At the heart of the proposed reform is the introduction of a significantly increased lifetime allowance of approximately one million euros per heir, largely irrespective of familial relationship. This substantial threshold, meant to shield the majority of inheritances from taxation, is accompanied by provisions extending tax-free status for owner-occupied residences, provided the recipients continue to reside in the property.
Recognizing the unique challenges faced by family-owned businesses, the SPD is proposing an additional five million euro allowance specifically for these enterprises. This aims to facilitate the seamless transfer of ownership while avoiding premature tax liabilities. Critically, the document suggests the possibility of deferring tax payments on inheritances exceeding this threshold for a period of up to 20 years, a move likely to attract scrutiny regarding potential tax avoidance strategies.
While the outlines of the reform are taking shape, specific tax rates for inheritances exceeding the outlined allowances remain unspecified, leaving room for considerable negotiation and potentially contentious debate. The party projects a potential revenue boost in the low single-digit billion euro range, earmarked for investments in education. These investments purportedly focus on modernizing schools and universities and bolstering the quality of teaching staff, framed as crucial for enhancing Germany’s long-term innovation capacity, productivity and global competitiveness.
The proposal is already drawing political commentary.
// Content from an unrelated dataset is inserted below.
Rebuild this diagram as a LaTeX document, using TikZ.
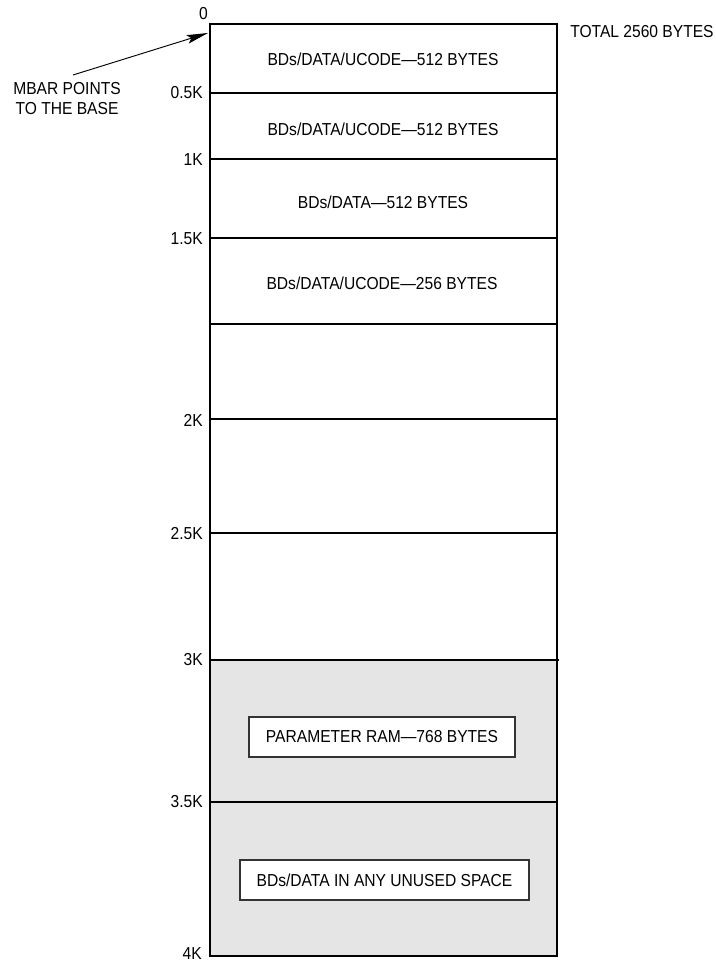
\documentclass[tikz,border=0pt]{standalone}
\usepackage{fontspec}
\setmainfont{Liberation Sans}[FakeStretch=0.9]
\usepackage{tikz}
\usetikzlibrary{positioning,arrows.meta}
\definecolor{ramgray}{HTML}{E5E5E5}
\tikzset{
	memline/.style={line width=1.5pt},
	addr/.style={anchor=east,inner sep=0pt,font=\fontsize{13}{15}\selectfont},
	region/.style={inner sep=0pt,font=\fontsize{13}{15}\selectfont},
	ramtag/.style={draw=black!80,line width=0.8pt,fill=white,minimum height=30pt,inner sep=0pt,font=\fontsize{13}{15}\selectfont}
}
\begin{document}
\begin{tikzpicture}[x=0.75pt,y=-0.75pt]
		\useasboundingbox (0,0) rectangle (715,962);
		
		% levels of the map
		\coordinate (T) at (210,24);
		\coordinate (TR) at (557,24);
		\coordinate (B) at (210,956);
		\coordinate (BR) at (557,956);
		\coordinate (L1) at (210,93);   \coordinate (R1) at (557,93);
		\coordinate (L2) at (210,159);  \coordinate (R2) at (557,159);
		\coordinate (L3) at (210,238);  \coordinate (R3) at (557,238);
		\coordinate (L4) at (210,324);  \coordinate (R4) at (557,324);
		\coordinate (L5) at (210,419);  \coordinate (R5) at (557,419);
		\coordinate (L6) at (210,533);  \coordinate (R6) at (557,533);
		\coordinate (L7) at (210,660);  \coordinate (R7) at (559,660);
		\coordinate (L8) at (210,802);  \coordinate (R8) at (557,802);
		
		\fill[ramgray] (L7) rectangle (BR);
		\draw[memline] (T)--(TR)--(BR)--(B)--cycle;
		\foreach \i in {1,...,8}
		\draw[memline] (L\i)--(R\i);
		
		% addresses
		\node[anchor=south east,inner sep=0pt,font=\fontsize{13}{15}\selectfont] (a0) at (208,20) {0};
		\node[addr] (a1) at (203,93) {0.5K};
		\node[addr] (a2) at (203,160) {1K};
		\node[addr] (a3) at (203,239) {1.5K};
		\node[addr] (a5) at (203,420) {2K};
		\node[addr] (a6) at (203,534) {2.5K};
		\node[addr] (a7) at (203,660) {3K};
		\node[addr] (a8) at (203,802) {3.5K};
		\node[addr] (a9) at (202,954) {4K};
		
		% contents
		\node[region] (r1) at (383,59) {BDs/DATA/UCODE\textemdash512 BYTES};
		\node[region] (r2) at (383,129) {BDs/DATA/UCODE\textemdash512 BYTES};
		\node[region] (r3) at (383,202) {BDs/DATA\textemdash512 BYTES};
		\node[region] (r4) at (382,283) {BDs/DATA/UCODE\textemdash256 BYTES};
		\node[ramtag,minimum width=199.5pt] (pram) at (382,737) {PARAMETER RAM\textemdash768 BYTES};
		\node[ramtag,minimum width=216.75pt] (spare) at (384.5,880) {BDs/DATA IN ANY UNUSED SPACE};
		
		\node[region,anchor=west] (total) at (570,32) {TOTAL 2560 BYTES};
		
		\node[region,align=center,anchor=north,font=\fontsize{13}{15}\selectfont] (mbar) at (67,82) {MBAR POINTS\\TO THE BASE};
		\coordinate (mbarfoot) at (73,75);
		\coordinate (base) at (208,33);
		\draw[-{Stealth[length=16pt,width=6.5pt,inset=3pt]},line width=0.7pt] (mbarfoot)--(base);
		
	\end{tikzpicture}
\end{document}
Critics argue the planned allowances, particularly the sizable five million euro provision for family businesses, represent an undue privilege for wealthier families and could be perceived as widening the gap between the wealthy and the rest of society. Furthermore, the potential for deferred tax payments raises concerns about long-term fiscal stability and the potential for loopholes to emerge. Proponents, however, maintain that the reform is necessary to address growing wealth inequality and provide a much-needed injection of funding into vital sectors of the German economy. The proposal’s ultimate success will hinge on navigating these complex political and economic considerations.